1 Consider your own sense of style and identity and get enjoy the creative process. 
2 Use co-ordinating fabrics for blinds and windows. 
3 Use lamps for a softer or more dramatic ambience. 
4 cozy up the look with a warm accent color. 
5 Resist muddling up shelves and surfaces with knickknacks. 6 Perfect Planning Prevents Poor Performance.


----------



## RHeat (Nov 14, 2014)

Wallcoverings are a great way to compliment any rooms decor. There are so many wallpaper choices these days so you are sure to find the pattern and style for you.


----------



## emmyshaw (Oct 14, 2014)

For a more elegant looking home, hardwood floors & stairs are must haves too.
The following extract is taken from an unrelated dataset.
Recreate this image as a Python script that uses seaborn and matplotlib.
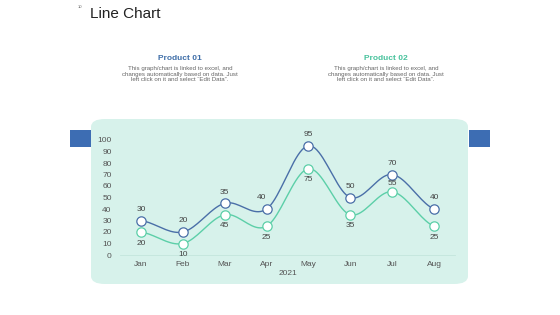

Check if there are hardwoods underneath your carpets - rip off the carpet, sand, stain & refinish it.


----------



## karenbrown67546 (Nov 26, 2014)

My personal opinion is that one should leave space for the eyes to breathe. Don't clutter too much furniture or just stuff one next to another. I think the basic thing is don't own more stuff than your house can contain, which is a common problem of modern society - we buy too much stuff we don't actually need.


----------



## AlleyG (Aug 21, 2012)

I agree. The best place to put knick knacks is to never get them in the first place!

Al


----------



## fortunerestore (Mar 6, 2014)

Dark colored curvaceous furniture with white interior walls adds a little more to beauty of the home. Never try to stuff living room or any other room with décor items. Try to use minimum decorative objects intelligently for maximum results.


----------



## whitemystyle (Jan 4, 2015)

Beautiful home should have minimalistic interior with simple & well designed furniture


----------